I almost reached a game-breaking point as I’d gone off a bit from the mission’s parameters – which wanted me to chase someone. Falling to street level and dying. On respawn, it placed me well away from where I should have been to continue the chase. It took me about seven attempts to get back on track, each one deeming I was leaving the mission zone and killing me. It could have easily been game over for me there, as there is no way to peel back checkpoints or load earlier saves.
There are many side quests, some designed, others of a more random and repeated nature. These are only worthwhile for gaining XP to upgrade your combat or parkour. NPCs in need are strangely funny, too, because they’ll just yell out for help or call to you for hours. I chuckled each time I skirted close to them on other errands, completely ignoring them. They aren’t necessary because you can level up, albeit slower, just by running, doing parkour and fighting enemies. It’s a bit like levelling up acrobatics in Morrowind (oh, God, the memories of jumping everywhere).
Open World Gaming: The Game
One game Dying Light 2 reminded me of a lot is The Division. The city is massive in a repetitive way. There are so many things you can do to get distracted, yet all of it can be boiled down to a handful of ideas that are then repeated and randomised to keep you busy. If you are in the mood for this, and I recognise that it’s a legitimate gaming headspace for many, then Dying Light 2 will offer hours (500?) of exploration and running around to meet quest markers. But if you want richer meat, then I’m afraid that this is Open World Gaming: The Game.

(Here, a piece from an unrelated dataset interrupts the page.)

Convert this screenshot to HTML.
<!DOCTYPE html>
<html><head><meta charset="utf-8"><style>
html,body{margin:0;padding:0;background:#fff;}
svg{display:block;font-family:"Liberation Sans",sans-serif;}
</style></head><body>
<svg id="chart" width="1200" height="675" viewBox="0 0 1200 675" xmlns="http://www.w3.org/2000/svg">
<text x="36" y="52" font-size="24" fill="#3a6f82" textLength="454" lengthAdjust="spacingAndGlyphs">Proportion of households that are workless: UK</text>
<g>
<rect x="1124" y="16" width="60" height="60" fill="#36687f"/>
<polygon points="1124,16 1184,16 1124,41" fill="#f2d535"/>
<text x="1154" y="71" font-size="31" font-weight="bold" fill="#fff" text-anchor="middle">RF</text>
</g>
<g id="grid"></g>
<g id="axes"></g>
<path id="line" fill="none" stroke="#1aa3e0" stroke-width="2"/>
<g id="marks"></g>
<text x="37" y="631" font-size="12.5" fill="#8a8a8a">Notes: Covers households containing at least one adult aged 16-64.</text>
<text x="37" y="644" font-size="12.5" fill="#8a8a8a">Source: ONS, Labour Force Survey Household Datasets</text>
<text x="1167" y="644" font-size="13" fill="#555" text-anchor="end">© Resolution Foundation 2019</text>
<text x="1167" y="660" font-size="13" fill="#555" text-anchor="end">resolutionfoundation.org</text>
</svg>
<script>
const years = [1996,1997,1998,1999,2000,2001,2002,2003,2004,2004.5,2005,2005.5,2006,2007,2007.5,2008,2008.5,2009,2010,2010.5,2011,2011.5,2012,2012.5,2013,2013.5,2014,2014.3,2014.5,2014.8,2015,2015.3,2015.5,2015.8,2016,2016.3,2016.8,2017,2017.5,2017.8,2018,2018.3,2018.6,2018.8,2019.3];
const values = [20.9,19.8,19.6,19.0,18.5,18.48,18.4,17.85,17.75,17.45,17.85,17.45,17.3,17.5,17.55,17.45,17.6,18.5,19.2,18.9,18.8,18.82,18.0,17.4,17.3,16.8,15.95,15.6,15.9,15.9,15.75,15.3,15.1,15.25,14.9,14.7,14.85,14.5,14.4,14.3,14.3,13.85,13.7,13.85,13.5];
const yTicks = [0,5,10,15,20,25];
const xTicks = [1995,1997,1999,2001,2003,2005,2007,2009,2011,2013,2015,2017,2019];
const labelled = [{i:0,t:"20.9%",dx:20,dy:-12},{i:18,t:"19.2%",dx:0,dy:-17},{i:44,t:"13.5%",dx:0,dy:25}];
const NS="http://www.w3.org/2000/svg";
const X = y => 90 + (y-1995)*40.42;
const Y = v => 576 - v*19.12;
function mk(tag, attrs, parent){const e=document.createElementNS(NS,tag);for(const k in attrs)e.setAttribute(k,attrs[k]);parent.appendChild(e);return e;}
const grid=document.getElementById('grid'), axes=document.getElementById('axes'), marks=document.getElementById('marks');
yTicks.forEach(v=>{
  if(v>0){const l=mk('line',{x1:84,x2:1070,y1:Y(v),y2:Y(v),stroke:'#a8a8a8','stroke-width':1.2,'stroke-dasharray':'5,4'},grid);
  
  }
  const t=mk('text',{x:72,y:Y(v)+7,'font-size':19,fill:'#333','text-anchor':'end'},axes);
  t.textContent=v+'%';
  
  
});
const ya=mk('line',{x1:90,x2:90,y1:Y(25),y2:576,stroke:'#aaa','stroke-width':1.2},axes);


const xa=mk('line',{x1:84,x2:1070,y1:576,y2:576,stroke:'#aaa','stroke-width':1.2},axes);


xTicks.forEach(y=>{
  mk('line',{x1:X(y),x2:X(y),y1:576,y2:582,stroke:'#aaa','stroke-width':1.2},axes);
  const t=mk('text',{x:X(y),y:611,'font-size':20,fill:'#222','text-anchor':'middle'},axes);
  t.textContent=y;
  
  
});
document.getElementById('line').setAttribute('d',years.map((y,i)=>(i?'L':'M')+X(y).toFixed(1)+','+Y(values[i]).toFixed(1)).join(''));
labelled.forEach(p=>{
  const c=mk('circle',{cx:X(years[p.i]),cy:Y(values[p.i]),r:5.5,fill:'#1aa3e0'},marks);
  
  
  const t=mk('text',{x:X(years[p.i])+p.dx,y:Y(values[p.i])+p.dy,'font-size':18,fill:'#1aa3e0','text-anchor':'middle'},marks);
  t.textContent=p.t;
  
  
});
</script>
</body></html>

It doesn’t help that the story takes itself far too seriously. I couldn’t tell you what it’s about as I started skipping every story scene after a short while. Neither could I tell you which faction is worth sticking to. I only chose to align with the one gave me the benefits I desired. It tells you what will happen when you assign a facility to one or the other faction.
Maybe a night at The Winchester?
My overall feeling with Dying Light 2 is it’s the kind of filler game that does what it needs to do. Perfect to pick up when on special or if you’re looking for busy work during a release lull. It would have been nice to gain the grapple and glider much earlier. I fear many players will lose interest before they are implemented. It does feel like half the campaign is a tutorial, which funnels you down the path to skipping story scenes and blindly following quest markers.
The main reliance on melee combat is a good decision, there is no need to complicate the weapons system with guns and ammo. If you can brush aside a weak storyline. Dying Light 2 offers serviceable missions, an overwhelming collection of distractions, and a large city that is impressive to behold yet ultimately repetitive to traverse.